-- Start EXERCISE DATA --
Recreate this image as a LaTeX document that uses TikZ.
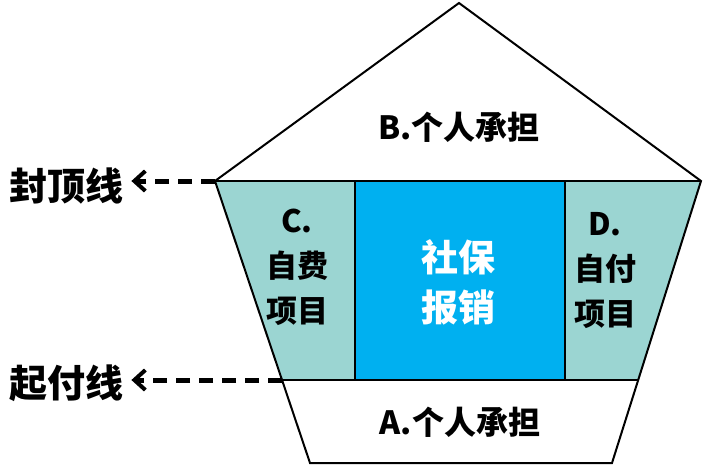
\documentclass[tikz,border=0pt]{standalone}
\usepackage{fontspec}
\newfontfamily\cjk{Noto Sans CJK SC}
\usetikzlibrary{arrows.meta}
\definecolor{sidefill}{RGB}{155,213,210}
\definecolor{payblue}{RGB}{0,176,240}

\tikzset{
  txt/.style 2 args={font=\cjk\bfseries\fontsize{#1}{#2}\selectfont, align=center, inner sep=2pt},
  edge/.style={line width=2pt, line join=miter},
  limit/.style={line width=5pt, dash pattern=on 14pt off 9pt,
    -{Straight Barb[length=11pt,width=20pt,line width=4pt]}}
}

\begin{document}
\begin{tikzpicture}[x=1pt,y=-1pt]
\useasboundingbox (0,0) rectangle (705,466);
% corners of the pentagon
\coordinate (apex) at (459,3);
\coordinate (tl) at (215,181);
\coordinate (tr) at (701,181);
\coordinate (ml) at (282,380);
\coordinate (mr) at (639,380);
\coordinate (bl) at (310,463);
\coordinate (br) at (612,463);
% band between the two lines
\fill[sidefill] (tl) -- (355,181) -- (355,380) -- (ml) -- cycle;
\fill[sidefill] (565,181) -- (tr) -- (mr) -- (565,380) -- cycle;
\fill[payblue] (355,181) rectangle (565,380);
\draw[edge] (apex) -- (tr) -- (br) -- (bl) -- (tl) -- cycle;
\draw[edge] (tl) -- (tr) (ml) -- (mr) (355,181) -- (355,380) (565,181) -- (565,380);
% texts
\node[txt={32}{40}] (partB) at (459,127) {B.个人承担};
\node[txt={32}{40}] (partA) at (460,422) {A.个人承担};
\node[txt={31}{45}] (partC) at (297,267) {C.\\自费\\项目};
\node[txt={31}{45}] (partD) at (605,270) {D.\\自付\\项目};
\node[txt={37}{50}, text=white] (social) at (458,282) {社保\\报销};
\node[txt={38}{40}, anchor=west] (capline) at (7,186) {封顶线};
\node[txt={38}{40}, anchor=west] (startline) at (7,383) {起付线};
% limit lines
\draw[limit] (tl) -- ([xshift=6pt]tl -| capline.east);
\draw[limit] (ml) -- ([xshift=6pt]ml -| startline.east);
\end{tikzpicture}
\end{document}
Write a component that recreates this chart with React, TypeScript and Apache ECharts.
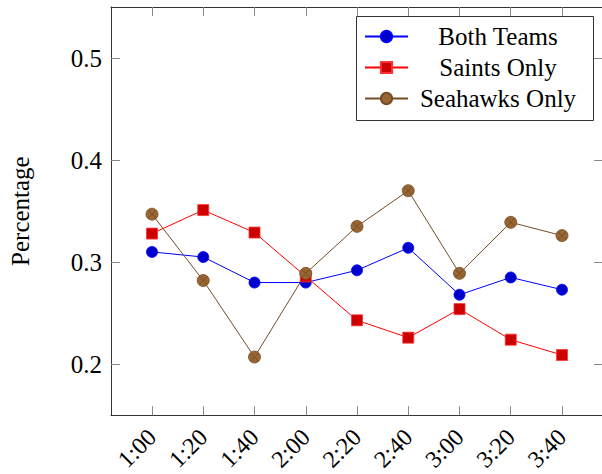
-- End EXERCISE DATA --
> **WHAT YOU SHOULD DO**: Find the lines holding "that" and list every one.

> **FINAL RESULT**:
Recreate this image as a LaTeX document that uses TikZ.
Write a component that recreates this chart with React, TypeScript and Apache ECharts.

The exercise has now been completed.